▶ _WHAT IS EXPECTED_:
From the first line of the data down to and including the line with "const yTicksA = [0, 0.5, 1.0, 1.5, 2.0];", copy everything exactly, leaving out pictures.
════════════════
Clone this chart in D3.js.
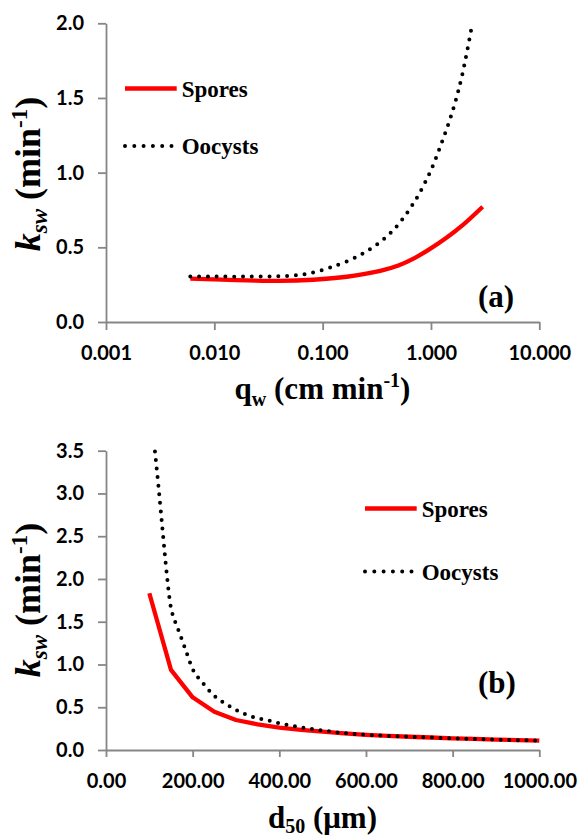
<!DOCTYPE html>
<html>
<head>
<meta charset="utf-8">
<script src="https://cdn.jsdelivr.net/npm/d3@7"></script>
<style>
  body { margin: 0; background: #fff; }
  svg { display: block; }
</style>
</head>
<body>
<svg id="chart" width="582" height="836"></svg>
<script>
// ---------- Data: panel (a) ----------
const qSpores   = [0.006, 0.01, 0.02, 0.04, 0.082, 0.167, 0.34, 0.5, 0.69, 0.98, 1.4, 2.0, 3.0];
const kSporesA  = [0.290, 0.285, 0.279, 0.275, 0.283, 0.303, 0.342, 0.378, 0.424, 0.490, 0.566, 0.654, 0.772];
const qOocysts  = [0.006, 0.01, 0.02, 0.047, 0.069, 0.117, 0.23, 0.42, 0.67, 0.96, 1.27, 1.61, 1.95, 2.41];
const kOocystsA = [0.304, 0.304, 0.304, 0.308, 0.321, 0.364, 0.455, 0.594, 0.781, 0.989, 1.21, 1.43, 1.66, 2.0];
const xTicksA = [0.001, 0.01, 0.1, 1, 10];
const yTicksA = [0, 0.5, 1.0, 1.5, 2.0];

// ---------- Data: panel (b) ----------
const dSpores  = [100,150,200,250,300,350,400,450,500,550,600,650,700,750,800,850,900,950,1000];
const kSporesB = [1.833,0.936,0.616,0.448,0.351,0.300,0.262,0.235,0.214,0.195,0.178,0.166,0.155,0.146,0.137,0.130,0.122,0.115,0.109];
const dOocysts  = [113,120,130,140,148,155,163,170,176,183,190,197,205,218,232,245,260,278,295,313,332,351,371,400,450,500,550,600,700,800,900,1000];
const kOocystsB = [3.49,3.14,2.60,2.07,1.72,1.56,1.46,1.36,1.28,1.18,1.08,0.98,0.90,0.815,0.733,0.655,0.593,0.534,0.483,0.436,0.398,0.370,0.350,0.312,0.266,0.228,0.197,0.178,0.155,0.137,0.122,0.109];
const xTicksB = [0, 200, 400, 600, 800, 1000];
const yTicksB = [0, 0.5, 1.0, 1.5, 2.0, 2.5, 3.0, 3.5];

const seriesNames = ["Spores", "Oocysts"];
const panelLabels = ["(a)", "(b)"];

// ---------- Styles ----------
const AXIS_COLOR = "#868686";
const SERIF = "Liberation Serif";
const SANS = "Lato";
const RED = "#ff0000";

const svg = d3.select("#chart");

function styleAxis(g) {
  g.select(".domain").attr("stroke", AXIS_COLOR).attr("stroke-width", 1.8);
  g.selectAll(".tick line").attr("stroke", AXIS_COLOR).attr("stroke-width", 1.8);
  g.selectAll(".tick text")
    .attr("font-family", SANS).attr("font-weight", "bold")
    .attr("font-size", 20).attr("fill", "#000");
}

function yTitle(cx, cy) {
  const t = svg.append("text")
    .attr("transform", `translate(${cx},${cy}) rotate(-90)`)
    .attr("text-anchor", "middle")
    .style("font-family", SERIF).attr("font-weight", "bold")
    .attr("font-size", 36).attr("fill", "#000");
  t.append("tspan").attr("font-style", "italic").text("k");
  t.append("tspan").attr("font-style", "italic").attr("font-size", 23).attr("dy", 7).text("sw");
  t.append("tspan").attr("dy", -7).text(" (min");
  t.append("tspan").attr("font-size", 23).attr("dy", -13).text("-1");
  t.append("tspan").attr("dy", 13).text(")");
}

function legend(x0, yLine1, yLine2) {
  svg.append("line").attr("x1", x0).attr("x2", x0 + 51.7)
    .attr("y1", yLine1).attr("y2", yLine1)
    .attr("stroke", RED).attr("stroke-width", 4.3);
  svg.append("line").attr("x1", x0).attr("x2", x0 + 47)
    .attr("y1", yLine2).attr("y2", yLine2)
    .attr("stroke", "#000").attr("stroke-width", 4)
    .attr("stroke-linecap", "round").attr("stroke-dasharray", "0 9.3");
  [[yLine1, seriesNames[0]], [yLine2, seriesNames[1]]].forEach(([y, name]) => {
    svg.append("text").attr("x", x0 + 56.7).attr("y", y + 8)
      .style("font-family", SERIF).attr("font-weight", "bold")
      .attr("font-size", 23).attr("fill", "#000").text(name);
  });
}

// ================= Panel (a) =================
const xA = d3.scaleLog().domain([0.001, 10]).range([106, 539.3]);
const yA = d3.scaleLinear().domain([0, 2]).range([322, 23.3]);

svg.append("clipPath").attr("id", "clipA").append("rect")
  .attr("x", 106).attr("y", 21).attr("width", 440).attr("height", 303);

const gxA = svg.append("g").attr("transform", "translate(0,322)")
  .call(d3.axisBottom(xA).tickValues(xTicksA).tickFormat(d => d.toFixed(3))
    .tickSize(8).tickSizeOuter(0));
styleAxis(gxA);
gxA.selectAll(".tick text").attr("y", 38).attr("dy", 0);

const gyA = svg.append("g").attr("transform", "translate(106,0)")
  .call(d3.axisLeft(yA).tickValues(yTicksA).tickFormat(d3.format(".1f"))
    .tickSize(8).tickSizeOuter(0).tickPadding(14));
styleAxis(gyA);

const lineA = d3.line().x(d => xA(d[0])).y(d => yA(d[1])).curve(d3.curveCatmullRom.alpha(0.5));

svg.append("path").datum(d3.zip(qSpores, kSporesA))
  .attr("clip-path", "url(#clipA)")
  .attr("d", lineA).attr("fill", "none")
  .attr("stroke", RED).attr("stroke-width", 4.3);

svg.append("path").datum(d3.zip(qOocysts, kOocystsA))
  .attr("clip-path", "url(#clipA)")
  .attr("d", lineA).attr("fill", "none")
  .attr("stroke", "#000").attr("stroke-width", 4)
  .attr("stroke-linecap", "round").attr("stroke-dasharray", "0 8.8");

legend(125, 88.5, 146);

svg.append("text").attr("x", 478).attr("y", 307)
  .style("font-family", SERIF).attr("font-weight", "bold")
  .attr("font-size", 31).attr("fill", "#000").text(panelLabels[0]);

yTitle(40, 174);

{
  const t = svg.append("text").attr("x", 322.5).attr("y", 399)
    .attr("text-anchor", "middle")
    .style("font-family", SERIF).attr("font-weight", "bold")
    .attr("font-size", 31).attr("fill", "#000");
  t.append("tspan").text("q");
  t.append("tspan").attr("font-size", 20).attr("dy", 7).text("w");
  t.append("tspan").attr("dy", -7).text(" (cm min");
  t.append("tspan").attr("font-size", 20).attr("dy", -12).text("-1");
  t.append("tspan").attr("dy", 12).text(")");
}

// ================= Panel (b) =================
const xB = d3.scaleLinear().domain([0, 1000]).range([106, 539.3]);
const yB = d3.scaleLinear().domain([0, 3.5]).range([750, 450.7]);

svg.append("clipPath").attr("id", "clipB").append("rect")
  .attr("x", 106).attr("y", 448).attr("width", 440).attr("height", 304);

const gxB = svg.append("g").attr("transform", "translate(0,750)")
  .call(d3.axisBottom(xB).tickValues(xTicksB).tickFormat(d3.format(".2f"))
    .tickSize(7).tickSizeOuter(0));
styleAxis(gxB);
gxB.selectAll(".tick text").attr("y", 38).attr("dy", 0);

const gyB = svg.append("g").attr("transform", "translate(106,0)")
  .call(d3.axisLeft(yB).tickValues(yTicksB).tickFormat(d3.format(".1f"))
    .tickSize(8).tickSizeOuter(0).tickPadding(14));
styleAxis(gyB);

const lineBLin = d3.line().x(d => xB(d[0])).y(d => yB(d[1]));
const lineBSmooth = d3.line().x(d => xB(d[0])).y(d => yB(d[1])).curve(d3.curveMonotoneX);

svg.append("path").datum(d3.zip(dSpores, kSporesB))
  .attr("clip-path", "url(#clipB)")
  .attr("d", lineBLin).attr("fill", "none")
  .attr("stroke", RED).attr("stroke-width", 4.3)
  .attr("stroke-linejoin", "round");

svg.append("path").datum(d3.zip(dOocysts, kOocystsB))
  .attr("clip-path", "url(#clipB)")
  .attr("d", lineBSmooth).attr("fill", "none")
  .attr("stroke", "#000").attr("stroke-width", 4)
  .attr("stroke-linecap", "round").attr("stroke-dasharray", "0 8.6");

legend(365, 508.5, 571.5);

svg.append("text").attr("x", 478).attr("y", 693)
  .style("font-family", SERIF).attr("font-weight", "bold")
  .attr("font-size", 31).attr("fill", "#000").text(panelLabels[1]);

yTitle(40, 600);

{
  const t = svg.append("text").attr("x", 322.5).attr("y", 828)
    .attr("text-anchor", "middle")
    .style("font-family", SERIF).attr("font-weight", "bold")
    .attr("font-size", 31).attr("fill", "#000");
  t.append("tspan").text("d");
  t.append("tspan").attr("font-size", 20).attr("dy", 5).text("50");
  t.append("tspan").attr("dy", -5).text(" (μm)");
}
</script>
</body>
</html>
════════════════
▶ _RESPONSE_:
Clone this chart in D3.js.
<!DOCTYPE html>
<html>
<head>
<meta charset="utf-8">
<script src="https://cdn.jsdelivr.net/npm/d3@7"></script>
<style>
  body { margin: 0; background: #fff; }
  svg { display: block; }
</style>
</head>
<body>
<svg id="chart" width="582" height="836"></svg>
<script>
// ---------- Data: panel (a) ----------
const qSpores   = [0.006, 0.01, 0.02, 0.04, 0.082, 0.167, 0.34, 0.5, 0.69, 0.98, 1.4, 2.0, 3.0];
const kSporesA  = [0.290, 0.285, 0.279, 0.275, 0.283, 0.303, 0.342, 0.378, 0.424, 0.490, 0.566, 0.654, 0.772];
const qOocysts  = [0.006, 0.01, 0.02, 0.047, 0.069, 0.117, 0.23, 0.42, 0.67, 0.96, 1.27, 1.61, 1.95, 2.41];
const kOocystsA = [0.304, 0.304, 0.304, 0.308, 0.321, 0.364, 0.455, 0.594, 0.781, 0.989, 1.21, 1.43, 1.66, 2.0];
const xTicksA = [0.001, 0.01, 0.1, 1, 10];
const yTicksA = [0, 0.5, 1.0, 1.5, 2.0];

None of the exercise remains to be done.